• [Requirements]: Pick out every line in the data below that holds "with".
[START OF Source data]
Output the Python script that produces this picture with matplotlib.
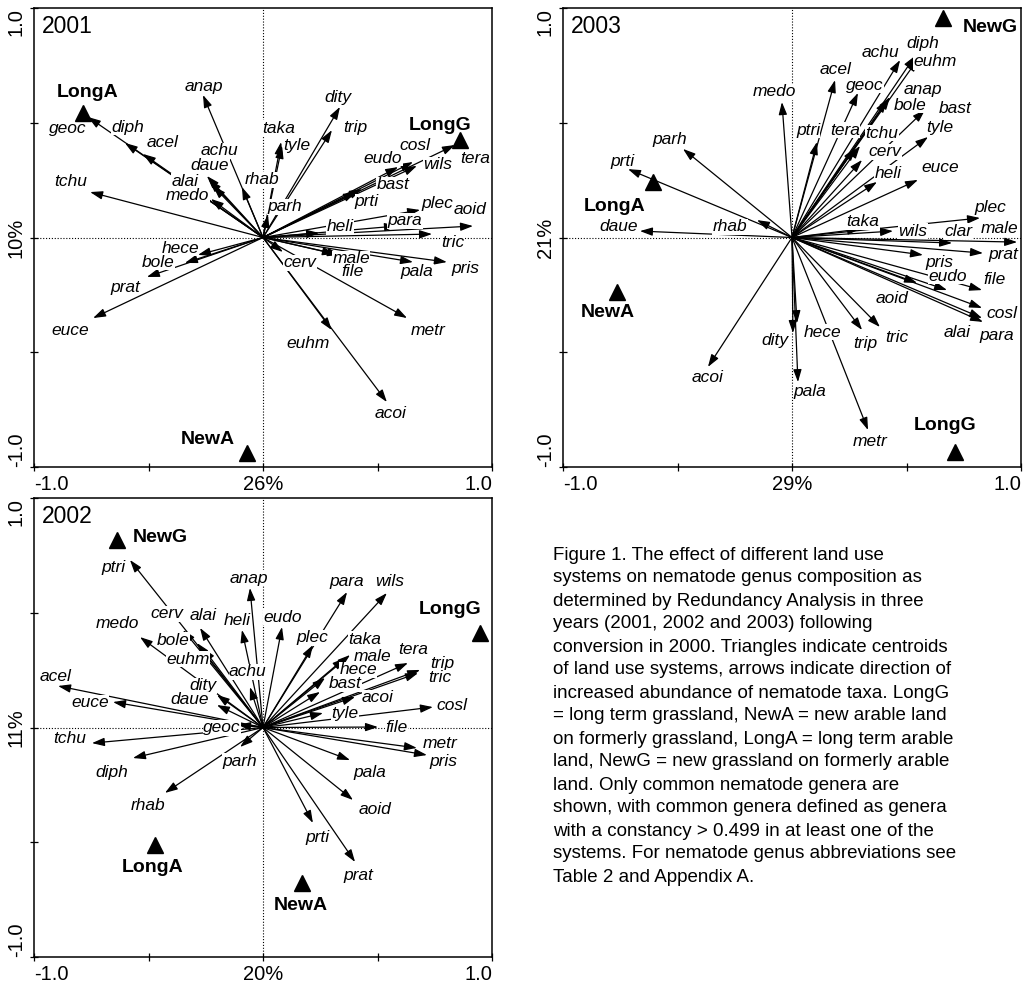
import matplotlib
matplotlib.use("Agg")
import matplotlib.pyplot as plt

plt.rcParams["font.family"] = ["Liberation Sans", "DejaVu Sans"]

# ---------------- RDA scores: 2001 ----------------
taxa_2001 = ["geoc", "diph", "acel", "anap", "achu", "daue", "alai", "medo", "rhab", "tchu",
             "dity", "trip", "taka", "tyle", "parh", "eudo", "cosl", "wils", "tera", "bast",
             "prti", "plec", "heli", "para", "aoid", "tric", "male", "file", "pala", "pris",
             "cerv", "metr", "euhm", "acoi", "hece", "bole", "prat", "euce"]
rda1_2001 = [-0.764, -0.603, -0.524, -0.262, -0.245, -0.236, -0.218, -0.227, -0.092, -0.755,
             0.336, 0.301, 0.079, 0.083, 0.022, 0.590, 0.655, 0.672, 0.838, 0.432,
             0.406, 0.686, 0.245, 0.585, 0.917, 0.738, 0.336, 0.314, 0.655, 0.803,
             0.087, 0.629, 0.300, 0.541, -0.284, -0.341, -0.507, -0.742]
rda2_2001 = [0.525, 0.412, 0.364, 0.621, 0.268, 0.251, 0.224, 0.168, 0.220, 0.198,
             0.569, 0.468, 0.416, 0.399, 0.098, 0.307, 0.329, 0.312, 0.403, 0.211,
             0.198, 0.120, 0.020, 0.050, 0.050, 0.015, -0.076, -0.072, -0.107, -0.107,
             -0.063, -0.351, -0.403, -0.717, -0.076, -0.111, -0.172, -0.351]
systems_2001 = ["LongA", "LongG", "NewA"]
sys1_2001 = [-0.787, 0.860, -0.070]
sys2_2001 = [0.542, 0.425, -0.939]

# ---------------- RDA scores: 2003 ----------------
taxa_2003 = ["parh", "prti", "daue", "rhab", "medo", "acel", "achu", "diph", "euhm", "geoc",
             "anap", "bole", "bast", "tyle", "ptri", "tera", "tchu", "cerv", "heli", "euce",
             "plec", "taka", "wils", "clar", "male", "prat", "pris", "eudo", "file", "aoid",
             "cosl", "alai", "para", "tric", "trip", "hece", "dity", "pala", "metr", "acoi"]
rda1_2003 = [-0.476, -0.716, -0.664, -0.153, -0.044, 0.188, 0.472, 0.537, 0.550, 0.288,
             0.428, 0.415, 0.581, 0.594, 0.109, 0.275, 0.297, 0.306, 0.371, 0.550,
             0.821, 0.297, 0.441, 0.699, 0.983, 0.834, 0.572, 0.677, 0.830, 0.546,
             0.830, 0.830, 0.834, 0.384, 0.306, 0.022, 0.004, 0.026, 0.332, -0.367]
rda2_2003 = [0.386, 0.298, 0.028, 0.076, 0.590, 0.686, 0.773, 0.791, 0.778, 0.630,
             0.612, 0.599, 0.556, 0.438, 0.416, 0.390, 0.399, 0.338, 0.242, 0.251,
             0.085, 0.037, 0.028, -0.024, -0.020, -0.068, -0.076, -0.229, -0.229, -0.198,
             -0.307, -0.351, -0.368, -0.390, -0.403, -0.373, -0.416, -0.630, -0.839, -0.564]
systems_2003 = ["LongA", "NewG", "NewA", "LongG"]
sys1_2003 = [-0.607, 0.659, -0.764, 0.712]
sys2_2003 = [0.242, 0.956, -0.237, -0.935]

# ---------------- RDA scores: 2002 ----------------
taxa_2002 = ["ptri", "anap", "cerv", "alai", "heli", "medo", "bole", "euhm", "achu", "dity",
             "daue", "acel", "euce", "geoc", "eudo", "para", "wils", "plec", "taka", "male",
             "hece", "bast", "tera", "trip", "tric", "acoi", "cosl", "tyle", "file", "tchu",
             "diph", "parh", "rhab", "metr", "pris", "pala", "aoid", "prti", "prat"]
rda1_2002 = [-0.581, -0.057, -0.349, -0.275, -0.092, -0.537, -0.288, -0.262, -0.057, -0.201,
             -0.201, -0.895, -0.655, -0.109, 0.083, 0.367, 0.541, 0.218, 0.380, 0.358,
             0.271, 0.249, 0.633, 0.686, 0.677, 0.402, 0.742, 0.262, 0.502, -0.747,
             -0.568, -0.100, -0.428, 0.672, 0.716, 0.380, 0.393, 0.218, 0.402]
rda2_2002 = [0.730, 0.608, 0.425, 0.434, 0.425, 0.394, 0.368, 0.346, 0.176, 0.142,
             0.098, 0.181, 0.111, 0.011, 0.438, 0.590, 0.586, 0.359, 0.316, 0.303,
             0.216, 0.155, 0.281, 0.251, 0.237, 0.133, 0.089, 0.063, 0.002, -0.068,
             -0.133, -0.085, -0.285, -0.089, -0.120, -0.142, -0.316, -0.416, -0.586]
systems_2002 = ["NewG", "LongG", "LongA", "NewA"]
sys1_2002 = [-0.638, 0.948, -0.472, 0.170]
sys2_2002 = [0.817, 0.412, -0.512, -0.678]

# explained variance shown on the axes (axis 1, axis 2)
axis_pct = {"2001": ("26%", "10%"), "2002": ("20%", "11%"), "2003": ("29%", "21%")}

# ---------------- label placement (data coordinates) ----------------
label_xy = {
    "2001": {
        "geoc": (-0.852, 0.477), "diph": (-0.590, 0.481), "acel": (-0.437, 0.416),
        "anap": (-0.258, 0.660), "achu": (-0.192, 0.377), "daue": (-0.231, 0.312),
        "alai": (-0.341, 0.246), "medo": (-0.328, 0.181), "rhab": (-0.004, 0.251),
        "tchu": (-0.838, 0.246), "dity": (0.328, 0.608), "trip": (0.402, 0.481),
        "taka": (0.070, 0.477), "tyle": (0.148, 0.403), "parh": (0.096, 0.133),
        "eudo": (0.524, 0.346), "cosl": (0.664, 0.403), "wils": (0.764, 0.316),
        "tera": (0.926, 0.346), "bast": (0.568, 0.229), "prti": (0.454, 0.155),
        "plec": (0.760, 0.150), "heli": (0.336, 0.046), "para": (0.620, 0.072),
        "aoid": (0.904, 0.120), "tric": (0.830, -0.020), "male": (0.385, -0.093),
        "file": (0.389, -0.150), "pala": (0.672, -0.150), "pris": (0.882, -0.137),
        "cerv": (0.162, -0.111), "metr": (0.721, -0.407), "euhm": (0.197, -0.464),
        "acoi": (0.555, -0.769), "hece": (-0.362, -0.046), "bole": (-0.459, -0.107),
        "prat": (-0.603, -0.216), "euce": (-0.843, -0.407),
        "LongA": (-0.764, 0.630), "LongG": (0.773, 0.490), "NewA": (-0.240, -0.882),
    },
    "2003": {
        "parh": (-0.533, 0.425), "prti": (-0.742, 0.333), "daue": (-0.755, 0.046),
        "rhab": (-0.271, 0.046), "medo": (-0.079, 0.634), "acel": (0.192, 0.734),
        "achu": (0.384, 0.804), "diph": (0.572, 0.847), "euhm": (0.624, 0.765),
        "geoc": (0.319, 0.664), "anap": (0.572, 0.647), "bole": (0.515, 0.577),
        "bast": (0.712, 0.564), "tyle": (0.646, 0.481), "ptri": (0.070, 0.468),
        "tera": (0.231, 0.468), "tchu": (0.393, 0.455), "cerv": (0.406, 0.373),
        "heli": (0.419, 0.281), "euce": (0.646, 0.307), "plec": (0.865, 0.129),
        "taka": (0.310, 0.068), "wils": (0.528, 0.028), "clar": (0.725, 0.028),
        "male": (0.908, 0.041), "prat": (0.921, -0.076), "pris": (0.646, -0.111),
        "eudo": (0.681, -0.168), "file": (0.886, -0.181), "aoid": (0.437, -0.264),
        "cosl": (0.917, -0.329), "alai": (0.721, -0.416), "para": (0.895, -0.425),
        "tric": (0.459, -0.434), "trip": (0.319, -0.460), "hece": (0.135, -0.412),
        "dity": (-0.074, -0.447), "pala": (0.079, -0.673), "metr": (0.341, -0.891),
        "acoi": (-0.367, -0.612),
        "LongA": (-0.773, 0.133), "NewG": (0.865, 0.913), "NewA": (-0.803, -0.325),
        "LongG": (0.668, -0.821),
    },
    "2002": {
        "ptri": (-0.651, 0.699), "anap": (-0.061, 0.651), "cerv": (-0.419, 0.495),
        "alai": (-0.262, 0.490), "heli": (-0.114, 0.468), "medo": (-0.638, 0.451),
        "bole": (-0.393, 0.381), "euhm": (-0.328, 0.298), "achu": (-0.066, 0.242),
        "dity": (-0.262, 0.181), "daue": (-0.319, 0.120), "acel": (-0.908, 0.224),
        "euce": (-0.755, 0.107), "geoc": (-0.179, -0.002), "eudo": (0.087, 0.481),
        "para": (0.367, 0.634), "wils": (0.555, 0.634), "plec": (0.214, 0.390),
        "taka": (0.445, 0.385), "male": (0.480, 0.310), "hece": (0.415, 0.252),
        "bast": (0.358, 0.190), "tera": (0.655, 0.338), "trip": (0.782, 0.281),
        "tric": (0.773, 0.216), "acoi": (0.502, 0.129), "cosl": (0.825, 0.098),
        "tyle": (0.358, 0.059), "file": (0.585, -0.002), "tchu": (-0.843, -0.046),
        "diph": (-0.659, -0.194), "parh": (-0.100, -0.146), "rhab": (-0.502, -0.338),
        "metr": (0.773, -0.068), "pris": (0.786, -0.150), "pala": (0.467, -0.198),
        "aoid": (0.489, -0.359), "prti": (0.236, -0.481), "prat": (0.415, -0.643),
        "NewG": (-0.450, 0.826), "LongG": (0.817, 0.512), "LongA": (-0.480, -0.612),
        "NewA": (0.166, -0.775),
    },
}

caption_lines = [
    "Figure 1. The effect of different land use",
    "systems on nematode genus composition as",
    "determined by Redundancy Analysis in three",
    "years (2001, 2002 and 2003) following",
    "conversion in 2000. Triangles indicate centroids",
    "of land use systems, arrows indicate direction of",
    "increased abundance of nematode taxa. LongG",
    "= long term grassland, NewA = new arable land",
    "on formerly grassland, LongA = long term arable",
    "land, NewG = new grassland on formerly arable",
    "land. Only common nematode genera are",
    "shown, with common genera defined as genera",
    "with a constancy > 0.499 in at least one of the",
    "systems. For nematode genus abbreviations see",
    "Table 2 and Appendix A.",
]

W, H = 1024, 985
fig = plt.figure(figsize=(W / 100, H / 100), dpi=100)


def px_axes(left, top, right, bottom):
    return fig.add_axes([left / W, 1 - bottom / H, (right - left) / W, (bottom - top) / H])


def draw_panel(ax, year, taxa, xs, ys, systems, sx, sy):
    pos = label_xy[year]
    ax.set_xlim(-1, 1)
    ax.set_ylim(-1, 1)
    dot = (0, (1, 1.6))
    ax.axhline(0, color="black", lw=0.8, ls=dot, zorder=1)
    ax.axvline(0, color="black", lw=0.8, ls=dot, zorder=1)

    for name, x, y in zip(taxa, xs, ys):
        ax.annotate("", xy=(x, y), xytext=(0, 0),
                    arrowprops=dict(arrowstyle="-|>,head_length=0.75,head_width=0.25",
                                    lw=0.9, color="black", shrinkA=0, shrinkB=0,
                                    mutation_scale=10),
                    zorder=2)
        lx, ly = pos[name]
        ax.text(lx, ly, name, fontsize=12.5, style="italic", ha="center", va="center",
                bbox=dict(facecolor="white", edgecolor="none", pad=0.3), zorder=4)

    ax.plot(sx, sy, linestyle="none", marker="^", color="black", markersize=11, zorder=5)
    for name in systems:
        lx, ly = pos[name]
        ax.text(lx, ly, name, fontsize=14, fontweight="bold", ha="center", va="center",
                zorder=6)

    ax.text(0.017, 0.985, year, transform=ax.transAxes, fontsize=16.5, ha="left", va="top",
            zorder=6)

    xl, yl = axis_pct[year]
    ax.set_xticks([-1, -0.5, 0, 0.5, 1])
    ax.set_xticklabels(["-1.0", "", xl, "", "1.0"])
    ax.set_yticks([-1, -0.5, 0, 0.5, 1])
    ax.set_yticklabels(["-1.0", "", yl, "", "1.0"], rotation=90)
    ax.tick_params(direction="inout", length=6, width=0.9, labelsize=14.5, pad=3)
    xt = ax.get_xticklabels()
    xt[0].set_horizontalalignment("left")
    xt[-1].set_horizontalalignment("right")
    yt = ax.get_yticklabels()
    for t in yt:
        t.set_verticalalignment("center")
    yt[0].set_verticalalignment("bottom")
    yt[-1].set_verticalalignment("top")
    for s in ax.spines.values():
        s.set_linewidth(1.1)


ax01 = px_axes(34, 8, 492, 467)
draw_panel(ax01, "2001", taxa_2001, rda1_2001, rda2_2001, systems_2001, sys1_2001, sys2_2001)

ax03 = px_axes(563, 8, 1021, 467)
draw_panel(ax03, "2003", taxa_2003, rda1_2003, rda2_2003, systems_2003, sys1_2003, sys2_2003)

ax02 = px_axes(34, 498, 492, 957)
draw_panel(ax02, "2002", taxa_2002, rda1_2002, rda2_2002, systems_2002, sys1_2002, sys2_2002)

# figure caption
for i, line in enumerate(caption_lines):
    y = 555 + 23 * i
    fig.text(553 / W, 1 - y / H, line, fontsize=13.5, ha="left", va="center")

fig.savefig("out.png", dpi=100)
[END OF Source data]
• [The answer]:
Output the Python script that produces this picture with matplotlib.
    "shown, with common genera defined as genera",
    "with a constancy > 0.499 in at least one of the",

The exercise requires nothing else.